**** COLLECTED MATERIAL

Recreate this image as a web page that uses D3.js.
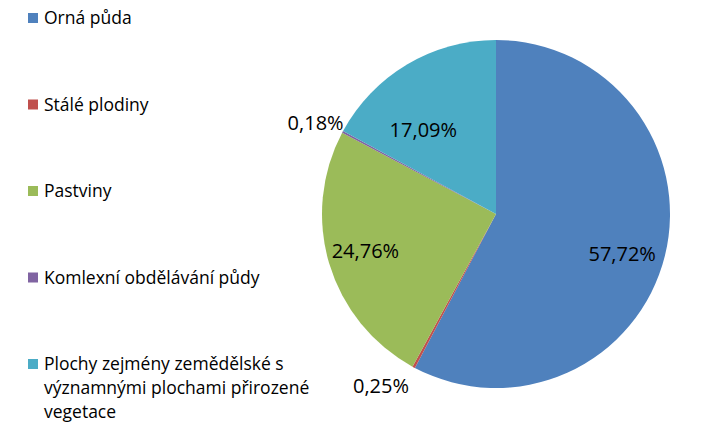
<!DOCTYPE html>
<html lang="cs">
<head>
<meta charset="UTF-8" />
<title>Zemědělská půda</title>
<script src="https://d3js.org/d3.v7.min.js"></script>
<style>
  body { margin: 0; background: #fff; }
  text { font-family: "Open Sans", "Noto Sans", sans-serif; font-size: 17.5px; fill: #000; }
  text.lbl { font-size: 20px; }
</style>
</head>
<body>
<script>
// data
var categories = ["Orná půda", "Stálé plodiny", "Pastviny", "Komlexní obdělávání půdy",
                  "Plochy zejmény zemědělské s významnými plochami přirozené vegetace"];
var values = [57.72, 0.25, 24.76, 0.18, 17.09];
var legendLines = [["Orná půda"], ["Stálé plodiny"], ["Pastviny"], ["Komlexní obdělávání půdy"],
                   ["Plochy zejmény zemědělské s", "významnými plochami přirozené", "vegetace"]];
var colors = ["#4F81BD", "#C0504D", "#9BBB59", "#8064A2", "#4BACC6"];

// label placement: distance as share of radius, and angle nudge in degrees
var labelR = [0.76, 1.19, 0.78, 1.16, 0.64];
var labelTurn = [3.5, 5.5, 1, -1.5, -10];

var W = 720, H = 428;
var cx = 496, cy = 214, R = 174;

var svg = d3.select("body").append("svg").attr("width", W).attr("height", H);

var pie = d3.pie().sort(null).value(function(d) { return d; });
var arcs = pie(values);
var arc = d3.arc().innerRadius(0).outerRadius(R);

var g = svg.append("g").attr("transform", "translate(" + cx + "," + cy + ")");
g.selectAll("path.slice").data(arcs).enter().append("path")
  .attr("class", "slice")
  .attr("d", arc)
  .attr("fill", function(d, i) { return colors[i]; });

var fmt = function(v) { return v.toFixed(2).replace(".", ",") + "%"; };
var mid = function(d, i) { return (d.startAngle + d.endAngle) / 2 + labelTurn[i] * Math.PI / 180; };

g.selectAll("text.lbl").data(arcs).enter().append("text")
  .attr("class", "lbl")
  .attr("text-anchor", "middle")
  .attr("dy", "0.35em")
  .attr("x", function(d, i) { return Math.sin(mid(d, i)) * R * labelR[i]; })
  .attr("y", function(d, i) { return -Math.cos(mid(d, i)) * R * labelR[i]; })
  .text(function(d) { return fmt(d.value); });

// legend
var legY = d3.scalePoint().domain(d3.range(categories.length)).range([18, 364]);
var leg = svg.selectAll("g.leg").data(categories).enter().append("g")
  .attr("class", "leg")
  .attr("transform", function(d, i) { return "translate(28," + legY(i) + ")"; });
leg.append("rect").attr("x", 0).attr("y", -5).attr("width", 10).attr("height", 10)
  .attr("fill", function(d, i) { return colors[i]; });
leg.append("text").attr("x", 16).attr("y", 0)
  .selectAll("tspan").data(function(d, i) { return legendLines[i]; }).enter().append("tspan")
  .attr("x", 16).attr("dy", function(d, j) { return j === 0 ? "0.35em" : "24px"; })
  .text(function(d) { return d; });
</script>
</body>
</html>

********

== REQUEST ==
Please take the lines from the beginning of the data above through the line holding "var arc = d3.arc().innerRadius(0).outerRadius(R);" and transcribe them exactly, without any pictures.

== WRITTEN SOLUTION ==
Recreate this image as a web page that uses D3.js.
<!DOCTYPE html>
<html lang="cs">
<head>
<meta charset="UTF-8" />
<title>Zemědělská půda</title>
<script src="https://d3js.org/d3.v7.min.js"></script>
<style>
  body { margin: 0; background: #fff; }
  text { font-family: "Open Sans", "Noto Sans", sans-serif; font-size: 17.5px; fill: #000; }
  text.lbl { font-size: 20px; }
</style>
</head>
<body>
<script>
// data
var categories = ["Orná půda", "Stálé plodiny", "Pastviny", "Komlexní obdělávání půdy",
                  "Plochy zejmény zemědělské s významnými plochami přirozené vegetace"];
var values = [57.72, 0.25, 24.76, 0.18, 17.09];
var legendLines = [["Orná půda"], ["Stálé plodiny"], ["Pastviny"], ["Komlexní obdělávání půdy"],
                   ["Plochy zejmény zemědělské s", "významnými plochami přirozené", "vegetace"]];
var colors = ["#4F81BD", "#C0504D", "#9BBB59", "#8064A2", "#4BACC6"];

// label placement: distance as share of radius, and angle nudge in degrees
var labelR = [0.76, 1.19, 0.78, 1.16, 0.64];
var labelTurn = [3.5, 5.5, 1, -1.5, -10];

var W = 720, H = 428;
var cx = 496, cy = 214, R = 174;

var svg = d3.select("body").append("svg").attr("width", W).attr("height", H);

var pie = d3.pie().sort(null).value(function(d) { return d; });
var arcs = pie(values);
var arc = d3.arc().innerRadius(0).outerRadius(R);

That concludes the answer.